12 maio 2007

"Estou sujo, roído dos piolhos...

...os porcos quando olham para mim vomitam!"


Ontem fui ver, ao esplendoroso Theatro Circo, a estreia de Maldoror pelos Mão Morta. E o que é Maldoror, pergunta o desatento leitor? Ora bem, também eu (que lá estive) gostaria de saber responder de forma cabal. Mas posso dizer, sem mentir, que é uma espécie de adaptação sem forma definida da obra (que eu nunca li) do Conde de Lautréamont, pseudónimo de Isidore Ducasse. Pelo que li e me apercebi, a abordagem dos MM centra-se na ideia nuclear do livro, não tentanto acompanhar qualquer tipo de narrativa. E qual é a ideia nuclear? O mal, a repulsa, a indignidade, a recusa de quaisquer resquícios de autoridade, valores, ordem ou moral. Perversões sexuais, pedofilia, piolhos, matadouros, excrementos, sangue. Tudo isto, e muito mais, vai sendo recitado pelo nosso caro Adolfo, enquanto os 5 restantes elementos da banda o vão acompanhando musicalmente num registo rock próximo do habitual, cada vez mais permeado pela electrónica (como é patente nos últimos dois álbuns da banda e nos projectos paralelos de ACL, em especial os Mécanosphere). O centro do palco é ocupado por uma estrutura sobre a qual está pousada a bateria, e cuja base é o suporte de projecções de vídeo, muitas vezes captadas em directo pelo próprio Adolfo ou pelo arco do contrabaixo de Joana Longobardi. Os figurinos tranformam os 6 músicos em seres de esgoto, com escamas, pelos e pinças.

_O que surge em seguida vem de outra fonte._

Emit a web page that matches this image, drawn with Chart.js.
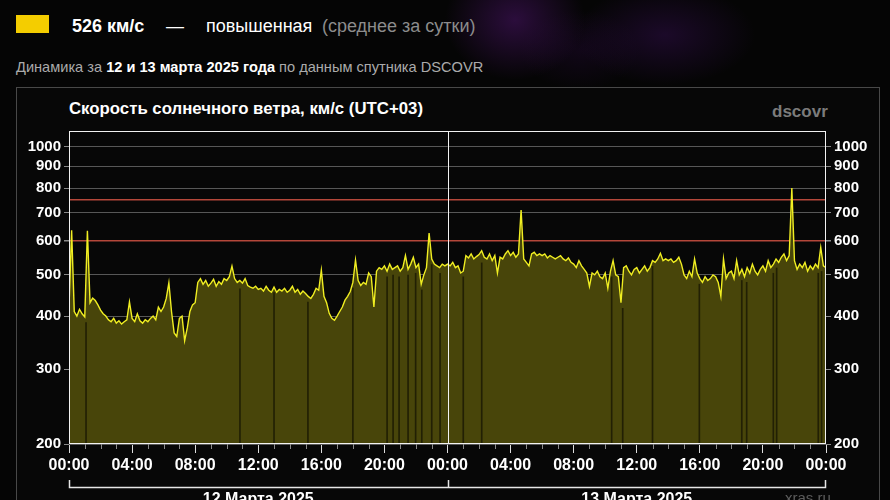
<!DOCTYPE html>
<html lang="ru">
<head>
<meta charset="utf-8">
<script src="https://cdn.jsdelivr.net/npm/chart.js@4.4.1/dist/chart.umd.min.js"></script>
<style>
    body { margin:0; width:890px; height:500px; overflow:hidden; position:relative;
        background:#050505; font-family:"Liberation Sans", Arial, sans-serif; }
    .glow { position:absolute; left:0; top:0; width:890px; height:130px;
        background:
            radial-gradient(ellipse 70px 60px at 515px 20px, rgba(75,20,105,0.55), rgba(0,0,0,0)),
            radial-gradient(ellipse 90px 50px at 665px 35px, rgba(55,15,85,0.45), rgba(0,0,0,0)),
            radial-gradient(ellipse 60px 40px at 580px 50px, rgba(40,10,60,0.35), rgba(0,0,0,0)); }
    .t { position:absolute; white-space:nowrap; line-height:20px; }
    #swatch { position:absolute; left:16px; top:15px; width:33px; height:18px; background:#f4cd00; }
    #panel { position:absolute; left:16px; top:87px; width:864px; height:440px; box-sizing:border-box;
        border:1px solid #484848; background:#070707; }
    canvas { position:absolute; left:0; top:0; }
</style>
</head>
<body>
<div class="glow"></div>
<div id="swatch"></div>
<div class="t" style="left:72px;top:16px;font-size:18px;font-weight:bold;color:#fff">526 км/с</div>
<div class="t" style="left:166px;top:16px;font-size:18px;color:#fff">—</div>
<div class="t" style="left:206px;top:16px;font-size:18px;color:#fff">повышенная</div>
<div class="t" style="left:322px;top:16px;font-size:18px;color:#8c8c8c">(среднее за сутки)</div>
<div class="t" style="left:16px;top:59px;font-size:14.6px;line-height:16px;color:#ababab">Динамика за <b style="color:#fff">12 и 13 марта 2025 года</b> по данным спутника DSCOVR</div>
<div id="panel"></div>
<div class="t" style="left:69px;top:99px;font-size:16.8px;line-height:19px;font-weight:bold;color:#fff">Скорость солнечного ветра, км/с (UTC+03)</div>
<div class="t" style="left:772px;top:102px;font-size:17px;font-weight:bold;color:#7b7b7b">dscovr</div>
<canvas id="wind" width="890" height="500"></canvas>
<script>
// скорость ветра, шаг 10 минут
const speed12 = [
    420, 637, 410, 400, 415, 405,
    398, 635, 430, 441, 435, 425,
    413, 405, 400, 392, 388, 395,
    385, 390, 383, 388, 392, 432,
    395, 388, 405, 390, 385, 392,
    388, 395, 400, 392, 420, 410,
    420, 440, 479, 410, 365, 358,
    395, 400, 350, 375, 410, 425,
    430, 480, 490, 475, 485, 470,
    478, 488, 470, 482, 475, 490,
    485, 495, 524, 490, 480, 485,
    478, 490, 472, 468, 465, 470,
    462, 465, 458, 470, 460, 455,
    468, 455, 462, 458, 465, 455,
    460, 470, 455, 462, 450, 458,
    452, 445, 440, 450, 465, 460,
    513, 445, 430, 406, 395, 391,
    400, 410, 420, 436, 445, 457,
    480, 542, 485, 472, 480, 475,
    505, 495, 420, 510, 520, 515,
    525, 510, 530, 515, 520, 525,
    510, 520, 555, 515, 530, 550,
    520, 530, 475, 500, 520, 627,
    545, 530, 525, 520, 530, 525
]
const speed13 = [
    530, 525, 535, 520, 525, 505,
    510, 555, 548, 560, 545, 552,
    558, 570, 550, 545, 560, 540,
    555, 505, 550, 545, 560, 570,
    555, 565, 550, 560, 710, 545,
    535, 525, 560, 565, 555, 560,
    555, 560, 548, 555, 550, 545,
    550, 555, 545, 540, 548, 535,
    530, 520, 540, 525, 515, 505,
    470, 505, 500, 510, 495, 490,
    505, 465, 510, 540, 500, 495,
    430, 520, 525, 510, 500, 515,
    520, 505, 515, 525, 510, 520,
    540, 535, 545, 562, 540, 545,
    540, 545, 535, 540, 550, 530,
    500, 490, 510, 495, 545, 505,
    490, 480, 495, 485, 490, 500,
    495, 480, 445, 545, 490, 505,
    510, 490, 540, 500, 515, 495,
    520, 505, 530, 510, 500, 515,
    525, 510, 540, 520, 530, 545,
    535, 550, 560, 540, 555, 800,
    540, 515, 530, 520, 535, 510,
    525, 515, 530, 520, 580, 525,
    520
]
// пропуски данных (часы от начала 12 марта)
const gapHours = [1.08, 10.84, 13.0, 15.15, 18.0, 20.17, 20.55, 20.93, 21.5, 21.98, 22.37, 23.0, 23.53,
    25.0, 26.17, 34.41, 35.11, 37.0, 39.97, 42.66, 42.97, 44.66, 44.87, 47.51, 47.72]
const yTicks = [200, 300, 400, 500, 600, 700, 800, 900, 1000]
const alertLevels = [600, 750]
const dayLabels = ['12 Марта 2025', '13 Марта 2025']

const F = '"Liberation Sans", Arial, sans-serif'
const speed = speed12.concat(speed13)
const points = speed.map((v, i) => ({x: i / 6, y: v}))
const gaps = gapHours.map(h => {
    const a = speed[Math.floor(h * 6)], b = speed[Math.ceil(h * 6)]
    return {x: h, y: Math.min(a, b) * 0.97}
})
const gridValues = yTicks.concat(alertLevels).filter((v, i, arr) => arr.indexOf(v) == i).sort((a, b) => a - b)

const decor = {
    id: 'decor',
    afterDatasetsDraw(chart) {
        const {ctx, chartArea: a, scales: {x}} = chart
        ctx.save()
        ctx.strokeStyle = '#f2f2f2'
        ctx.lineWidth = 1
        const mx = Math.round(x.getPixelForValue(24)) + 0.5
        ctx.beginPath()
        ctx.moveTo(mx, a.top)
        ctx.lineTo(mx, a.bottom)
        ctx.stroke()
        ctx.strokeRect(a.left + 0.5, a.top + 0.5, a.right - a.left - 1, a.bottom - a.top - 1)
        ctx.restore()
    },
    afterDraw(chart) {
        const {ctx, chartArea: a, scales: {x}} = chart
        ctx.save()
        // часовые засечки
        ctx.strokeStyle = '#8a8a8a'
        ctx.lineWidth = 1
        for (let h = 0; h <= 48; h++) {
            if (h % 4 == 0) continue
            const px = Math.round(x.getPixelForValue(h)) + 0.5
            ctx.beginPath()
            ctx.moveTo(px, a.bottom)
            ctx.lineTo(px, a.bottom + 5)
            ctx.stroke()
        }
        // скобка под датами
        const x0 = Math.round(x.getPixelForValue(0)) + 0.5
        const x1 = Math.round(x.getPixelForValue(48)) - 0.5
        const xm = Math.round(x.getPixelForValue(24)) + 0.5
        ctx.strokeStyle = '#e6e6e6'
        ctx.lineWidth = 1.5
        ctx.beginPath()
        ctx.moveTo(x0, 480); ctx.lineTo(x0, 487.5); ctx.lineTo(x1, 487.5); ctx.lineTo(x1, 480)
        ctx.moveTo(xm, 480); ctx.lineTo(xm, 487.5)
        ctx.stroke()
        ctx.fillStyle = '#fff'
        ctx.font = 'bold 16px ' + F
        ctx.textAlign = 'center'
        ctx.textBaseline = 'alphabetic'
        dayLabels.forEach((d, i) => ctx.fillText(d, x.getPixelForValue(12 + 24 * i), 503.5))
        ctx.fillStyle = '#5c5c5c'
        ctx.font = '15px ' + F
        ctx.textAlign = 'left'
        ctx.fillText('xras.ru', 785, 503)
        ctx.restore()
    }
}

const yAxis = (pos, width) => ({
    type: 'logarithmic',
    position: pos,
    min: 200,
    max: 1090,
    bounds: 'data',
    afterBuildTicks: s => { s.ticks = gridValues.map(v => ({value: v})) },
    afterFit: s => { s.width = width },
    border: {display: false},
    ticks: {
        autoSkip: false,
        padding: 3,
        color: '#fff',
        font: {family: F, size: 15, weight: 'bold'},
        callback: v => yTicks.includes(v) ? String(v) : ''
    },
    grid: {
        drawOnChartArea: pos == 'left',
        tickLength: 5,
        color: c => c.tick && alertLevels.includes(c.tick.value) ? '#b4473a' : '#575757',
        lineWidth: c => c.tick && alertLevels.includes(c.tick.value) ? 1.5 : 1,
        tickColor: c => c.tick && yTicks.includes(c.tick.value) ? '#8a8a8a' : 'rgba(0,0,0,0)'
    }
})

new Chart('wind', {
    data: {
        datasets: [{
            type: 'line',
            data: points,
            borderColor: '#f0ee22',
            borderWidth: 1.4,
            backgroundColor: '#48450a',
            fill: 'start',
            pointRadius: 0,
            tension: 0,
            order: 1
        }, {
            type: 'bar',
            data: gaps,
            backgroundColor: '#222004',
            barThickness: 1,
            order: 0
        }]
    },
    options: {
        responsive: false,
        animation: false,
        devicePixelRatio: 1,
        layout: {padding: {top: 131, left: 0, right: 0, bottom: 0}},
        plugins: {legend: {display: false}, tooltip: {enabled: false}},
        scales: {
            x: {
                type: 'linear',
                min: 0,
                max: 48,
                offset: false,
                bounds: 'data',
                afterFit: s => { s.height = 56 },
                border: {display: false},
                ticks: {
                    stepSize: 4,
                    autoSkip: false,
                    maxRotation: 0,
                    padding: 3,
                    color: '#fff',
                    font: {family: F, size: 16, weight: 'bold'},
                    callback: v => String(v % 24).padStart(2, '0') + ':00'
                },
                grid: {offset: false, drawOnChartArea: false, tickLength: 9, color: '#dcdcdc'}
            },
            y: yAxis('left', 69),
            y2: yAxis('right', 64)
        }
    },
    plugins: [decor]
})
</script>
</body>
</html>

Dirá o leitor atento: rock, encenação de textos literários, sangue, sexo, anarquia, sujidade... qual é a novidade? Já não fizeram uma coisa parecida com Müller no Hotel Hessicher Hof? Já não ouvimos tudo isso desde há vinte e tal anos, em canções como Véus caídos, Aum, Charles Manson, Anarquista Duval, Bófia, Chabala, Amesterdão, Cão da Morte, Anjos Marotos, etc. etc. etc? Claro que sim. O que só nos garante que com Maldoror os MM estão no seu ambiente natural. Mas isto é também, porventura, a maior reserva que o espectáculo pode merecer: não estarão a dar uma grande volta para continuar falar do mesmo, apenas com uma superior caução literária?

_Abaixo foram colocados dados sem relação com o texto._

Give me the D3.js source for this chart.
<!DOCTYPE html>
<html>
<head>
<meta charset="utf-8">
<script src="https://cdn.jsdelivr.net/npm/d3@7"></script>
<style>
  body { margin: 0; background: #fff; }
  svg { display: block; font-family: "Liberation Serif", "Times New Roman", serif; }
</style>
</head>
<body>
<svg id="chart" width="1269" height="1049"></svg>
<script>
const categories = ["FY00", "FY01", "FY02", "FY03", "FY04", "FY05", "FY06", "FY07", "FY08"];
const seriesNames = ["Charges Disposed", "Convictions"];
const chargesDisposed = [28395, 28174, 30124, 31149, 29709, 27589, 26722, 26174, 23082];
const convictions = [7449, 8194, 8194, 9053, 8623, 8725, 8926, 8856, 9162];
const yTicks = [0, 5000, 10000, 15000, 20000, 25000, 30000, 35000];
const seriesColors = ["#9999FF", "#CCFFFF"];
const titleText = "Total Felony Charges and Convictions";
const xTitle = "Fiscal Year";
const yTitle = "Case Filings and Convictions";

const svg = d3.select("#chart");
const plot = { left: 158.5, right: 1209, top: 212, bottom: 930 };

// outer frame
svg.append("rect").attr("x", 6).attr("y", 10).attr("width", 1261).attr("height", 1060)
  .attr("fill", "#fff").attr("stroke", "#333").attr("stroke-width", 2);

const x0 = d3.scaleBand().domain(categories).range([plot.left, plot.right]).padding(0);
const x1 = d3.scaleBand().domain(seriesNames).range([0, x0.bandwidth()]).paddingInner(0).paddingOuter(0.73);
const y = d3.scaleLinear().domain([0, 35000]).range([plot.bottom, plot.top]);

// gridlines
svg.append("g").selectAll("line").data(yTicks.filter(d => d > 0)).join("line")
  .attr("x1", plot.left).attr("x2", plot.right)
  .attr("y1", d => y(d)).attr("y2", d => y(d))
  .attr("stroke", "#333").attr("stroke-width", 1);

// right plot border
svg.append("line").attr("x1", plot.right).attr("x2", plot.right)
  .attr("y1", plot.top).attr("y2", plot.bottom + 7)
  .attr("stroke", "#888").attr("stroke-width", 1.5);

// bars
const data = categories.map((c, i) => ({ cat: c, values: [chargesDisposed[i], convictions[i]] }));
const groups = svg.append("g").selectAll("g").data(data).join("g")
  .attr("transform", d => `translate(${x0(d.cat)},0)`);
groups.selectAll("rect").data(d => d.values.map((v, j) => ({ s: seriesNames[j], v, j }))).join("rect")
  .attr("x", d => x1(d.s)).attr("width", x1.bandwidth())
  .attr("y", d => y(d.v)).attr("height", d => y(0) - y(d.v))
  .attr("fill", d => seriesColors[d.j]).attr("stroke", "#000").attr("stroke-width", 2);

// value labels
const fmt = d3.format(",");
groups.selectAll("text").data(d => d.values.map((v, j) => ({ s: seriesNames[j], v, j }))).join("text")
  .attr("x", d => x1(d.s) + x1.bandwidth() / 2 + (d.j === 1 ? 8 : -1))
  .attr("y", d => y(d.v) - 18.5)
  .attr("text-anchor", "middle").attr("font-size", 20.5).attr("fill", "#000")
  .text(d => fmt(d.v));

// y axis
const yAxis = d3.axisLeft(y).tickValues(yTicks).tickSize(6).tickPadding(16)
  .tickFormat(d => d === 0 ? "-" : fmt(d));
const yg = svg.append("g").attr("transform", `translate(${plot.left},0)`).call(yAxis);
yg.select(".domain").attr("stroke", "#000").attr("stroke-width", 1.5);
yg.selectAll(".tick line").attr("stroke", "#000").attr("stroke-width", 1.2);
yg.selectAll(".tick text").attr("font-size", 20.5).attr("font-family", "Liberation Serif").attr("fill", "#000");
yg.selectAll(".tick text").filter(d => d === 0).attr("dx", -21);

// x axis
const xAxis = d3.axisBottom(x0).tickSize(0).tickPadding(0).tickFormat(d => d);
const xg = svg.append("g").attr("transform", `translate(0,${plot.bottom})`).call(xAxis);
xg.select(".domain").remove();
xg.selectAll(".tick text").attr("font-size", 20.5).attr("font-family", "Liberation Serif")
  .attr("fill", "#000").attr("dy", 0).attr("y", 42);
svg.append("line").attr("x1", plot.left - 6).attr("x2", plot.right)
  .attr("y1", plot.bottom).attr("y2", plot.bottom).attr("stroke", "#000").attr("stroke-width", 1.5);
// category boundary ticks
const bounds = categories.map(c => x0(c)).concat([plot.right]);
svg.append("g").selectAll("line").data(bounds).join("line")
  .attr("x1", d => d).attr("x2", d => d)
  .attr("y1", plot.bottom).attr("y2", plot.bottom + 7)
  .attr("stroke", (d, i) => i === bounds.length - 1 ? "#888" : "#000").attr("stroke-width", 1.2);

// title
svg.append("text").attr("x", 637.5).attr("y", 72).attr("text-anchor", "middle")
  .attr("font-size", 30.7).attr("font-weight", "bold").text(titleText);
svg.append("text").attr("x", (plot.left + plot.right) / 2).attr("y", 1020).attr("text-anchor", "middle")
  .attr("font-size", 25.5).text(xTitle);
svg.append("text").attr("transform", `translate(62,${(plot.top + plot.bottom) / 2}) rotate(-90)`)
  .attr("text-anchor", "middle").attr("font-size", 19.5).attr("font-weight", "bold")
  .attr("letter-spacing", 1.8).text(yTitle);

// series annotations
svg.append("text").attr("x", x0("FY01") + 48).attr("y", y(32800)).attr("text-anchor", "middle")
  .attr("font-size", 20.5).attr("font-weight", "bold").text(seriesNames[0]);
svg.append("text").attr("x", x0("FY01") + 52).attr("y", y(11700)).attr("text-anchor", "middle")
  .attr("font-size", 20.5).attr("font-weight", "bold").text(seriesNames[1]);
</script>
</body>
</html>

Naturalmente, nada como ir ver (o que cá no Porto, pelos vistos, so vai ser possível em 2008...) . Entretanto, podem espreitar aqui se quiserem ter um cheirinho do espectáculo. Ou ler aqui uma entrevista com o poeta/performer/músico/jurista a quem alguém uma vez, num debate e falando a sério, chamou Dr. Luxúria. Fica-lhe bem.

1 comentário:

Anónimo disse...

O livro é porreiro. A abordagem inicial pode ser complicada (na preocupação de não perder pitada dos pormenores que o Monsieur Ducasse - a.k.a. Conde de Lautrèamont - verte em cada linha), mas apanhado o ritmo, é uma narrativa altamente improvável.
Há uma passagem que se passa se não estou em erro, num cemitério nórdico, que é dos bocados de prosa mais épicos que já li.
De resto, tubarões no céu, mutilações gratuitas, fixezito portanto. :-)
Mesmo que seja só para o ano, é bom saber que vem ao Porto, obrigado.